Combining Boundary Supervision and Segment-Level Regularization for Fine-Grained Action Segmentation

arXiv cs.CV / 4/3/2026

💬 OpinionIdeas & Deep AnalysisModels & Research

Key Points

  • The paper introduces a lightweight, architecture-agnostic training framework for Temporal Action Segmentation (TAS) that targets fine-grained boundary localization without adding heavy model components.
  • It uses two auxiliary losses—(1) a boundary-regression loss via a single extra output channel for temporal boundary accuracy, and (2) a CDF-based segment-level regularization loss to improve within-segment coherence.
  • The method can be plugged into existing TAS models (such as MS-TCN, C2F-TCN, and FACT) purely as a training-time loss, requiring minimal architectural changes.
  • Experiments on three benchmark datasets show consistent gains in segment-level metrics (higher F1 and Edit scores) across multiple base models, while frame-wise accuracy remains largely unaffected.
  • Overall, the work argues that improved segmentation quality can be achieved primarily through simple loss design rather than more complex architectures or inference-time refinements.

Abstract

Recent progress in Temporal Action Segmentation (TAS) has increasingly relied on complex architectures, which can hinder practical deployment.
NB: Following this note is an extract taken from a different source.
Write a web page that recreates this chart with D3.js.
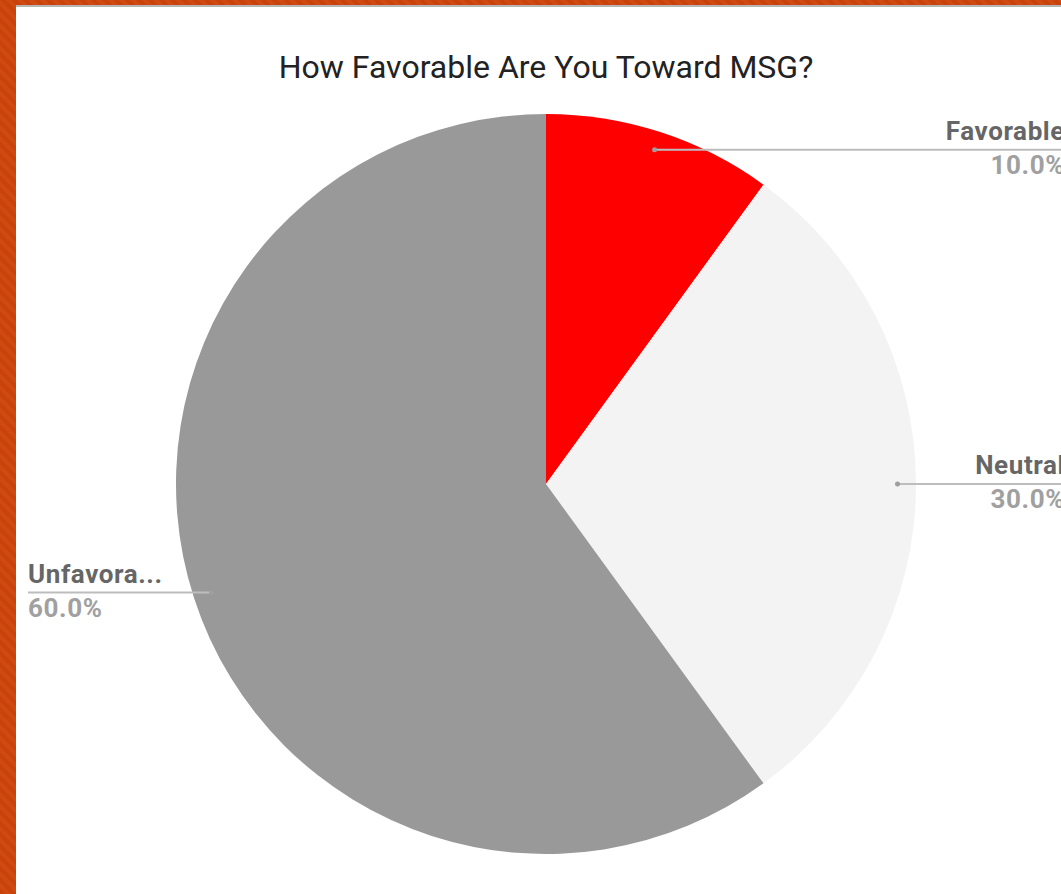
<!DOCTYPE html>
<html>
<head>
<meta charset="utf-8">
<script src="https://cdn.jsdelivr.net/npm/d3@7"></script>
<style>
  html, body { margin: 0; padding: 0; overflow: hidden; }
  svg { display: block; font-family: Roboto, "Noto Sans", sans-serif; }
</style>
</head>
<body>
<div id="chart"></div>
<script>
const labels = ["Favorable", "Neutral", "Unfavorable"];
const shortLabels = ["Favorable", "Neutral", "Unfavora..."];
const values = [10, 30, 60];
const colors = ["#ff0000", "#f3f3f3", "#999999"];

const width = 1061, height = 894;
const cx = 546, cy = 484, radius = 370;

const svg = d3.select("#chart").append("svg")
    .attr("width", width)
    .attr("height", height);

// striped orange backdrop
const defs = svg.append("defs");
const pat = defs.append("pattern")
    .attr("id", "stripes")
    .attr("width", 8).attr("height", 8)
    .attr("patternUnits", "userSpaceOnUse")
    .attr("patternTransform", "rotate(-45)");
pat.append("rect").attr("width", 8).attr("height", 8).attr("fill", "#cf4a10");
pat.append("rect").attr("width", 4).attr("height", 8).attr("fill", "#c9420c");

svg.append("rect").attr("width", width).attr("height", height).attr("fill", "url(#stripes)");
svg.append("rect").attr("x", 16).attr("y", 5).attr("width", width).attr("height", 3).attr("fill", "#b5b5b5");
svg.append("rect").attr("x", 16).attr("y", 7).attr("width", width).attr("height", height).attr("fill", "#ffffff");

svg.append("text")
    .attr("x", cx)
    .attr("y", 78)
    .attr("text-anchor", "middle")
    .attr("font-size", 32)
    .attr("fill", "#222")
    .text("How Favorable Are You Toward MSG?");

const pie = d3.pie().sort(null).value(d => d);
const arcs = pie(values);
const arc = d3.arc().innerRadius(0).outerRadius(radius);

const g = svg.append("g").attr("transform", `translate(${cx},${cy})`);

g.selectAll(".slice")
    .data(arcs)
    .join("path")
    .attr("class", "slice")
    .attr("d", arc)
    .attr("fill", (d, i) => colors[i]);

// leader lines and labels
const dotArc = d3.arc().innerRadius(radius * 0.95).outerRadius(radius * 0.95);
const total = d3.sum(values);

arcs.forEach((d, i) => {
    const [px, py] = dotArc.centroid(d);
    const x = cx + px, y = cy + py;
    const right = (d.startAngle + d.endAngle) / 2 < Math.PI;
    const endX = right ? width + 4 : 28;

    svg.append("line")
        .attr("x1", x).attr("y1", y)
        .attr("x2", right ? width : endX).attr("y2", y)
        .attr("stroke", "#bdbdbd")
        .attr("stroke-width", 2);
    svg.append("circle")
        .attr("cx", x).attr("cy", y).attr("r", 2.5)
        .attr("fill", "#9e9e9e");

    const anchor = right ? "end" : "start";
    svg.append("text")
        .attr("x", endX).attr("y", y - 10)
        .attr("text-anchor", anchor)
        .attr("font-size", 26)
        .attr("font-weight", "bold")
        .attr("letter-spacing", 0.6)
        .attr("fill", "#666")
        .text(shortLabels[i]);
    svg.append("text")
        .attr("x", endX).attr("y", y + 24)
        .attr("text-anchor", anchor)
        .attr("font-size", 26)
        .attr("font-weight", "bold")
        .attr("letter-spacing", 0.6)
        .attr("fill", "#a0a0a0")
        .text(d3.format(".1%")(values[i] / total));
});
</script>
</body>
</html>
We present a lightweight dual-loss training framework that improves fine-grained segmentation quality with only one additional output channel and two auxiliary loss terms, requiring minimal architectural modification. Our approach combines a boundary-regression loss that promotes accurate temporal localization via a single-channel boundary prediction and a CDF-based segment-level regularization loss that encourages coherent within-segment structure by matching cumulative distributions over predicted and ground-truth segments. The framework is architecture-agnostic and can be integrated into existing TAS models (e.g., MS-TCN, C2F-TCN, FACT) as a training-time loss function. Across three benchmark datasets, the proposed method improves segment-level consistency and boundary quality, yielding higher F1 and Edit scores across three different models. Frame-wise accuracy remains largely unchanged, highlighting that precise segmentation can be achieved through simple loss design rather than heavier architectures or inference-time refinements.